University officials vigorously disputed the allegation that Harvard had lowered its academic standards in any way even before the article appeared. In a written statement quoted in the Times, Harvard vice president for government, community, and public affairs Alan J. Stone characterized “any suggestion that our standards have been lowered for basketball” as “absolutely inaccurate.” But two high-ranking University sources say separately that Harvard is investigating (under the auspices of the Ivy League) the possibility that NCAA recruiting rules were violated, with a focus on the actions of assistant coach Kenneth L. Blakeney in the weeks before the team hired him last July.
Last June, Blakeney reportedly played pick-up basketball on separate occasions with two recruits later admitted to Harvard, during a period when contact with potential players is not allowed. Even though Blakeney was not a Harvard employee at the time, if such contact leads to “a significant competitive or recruiting advantage,” according to wording on the NCAA website, it could be considered a major infraction of its rules. A reviewer chosen from outside the Harvard athletics department will submit findings to the Ivy League Office and a committee made up of representatives from each of the other Ivy schools, who will take the case from there, and to the NCAA if necessary.
Photograph by Stu Rosner
H. Tommy Amaker
The Times article based its separate assertions that Harvard had lowered its standards for men’s basketball on the admissions status—then unknown—of one or more of the athletes whom Harvard head coach H. Tommy Amaker had been recruiting for the incoming freshman class. The reporter sought comment on Harvard’s list of prospects from several sources. The Yale men’s basketball coach, James Jones, was quoted as saying, “We don’t know how all this is going to come out, but we could not get involved with many of the kids that they are bringing in.” Two former Harvard assistant coaches whose contracts were not renewed under Amaker, now in his first year on the job, commented that academic standards for the recruits appeared lower than they remembered. Amaker did not respond to requests for an interview.
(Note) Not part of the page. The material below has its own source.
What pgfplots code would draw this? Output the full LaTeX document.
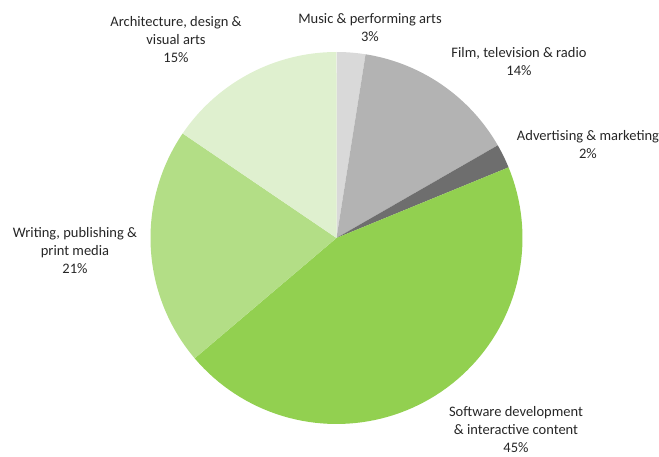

But “coaches do not make admissions decisions” in the Ivy League, athletic director Robert L. Scalise, who hired Amaker, pointed out in an interview. The admissions process is separate and, typically, only about half the recruits on a coach’s wish list are admitted. In a letter sent to alumni athletes in March, Scalise (who became interim executive dean of the Faculty of Arts and Sciences [FAS] that month) noted that “all of the student-athletes who we’ve been recruiting have had significant contact” with the other coaches mentioned in the article.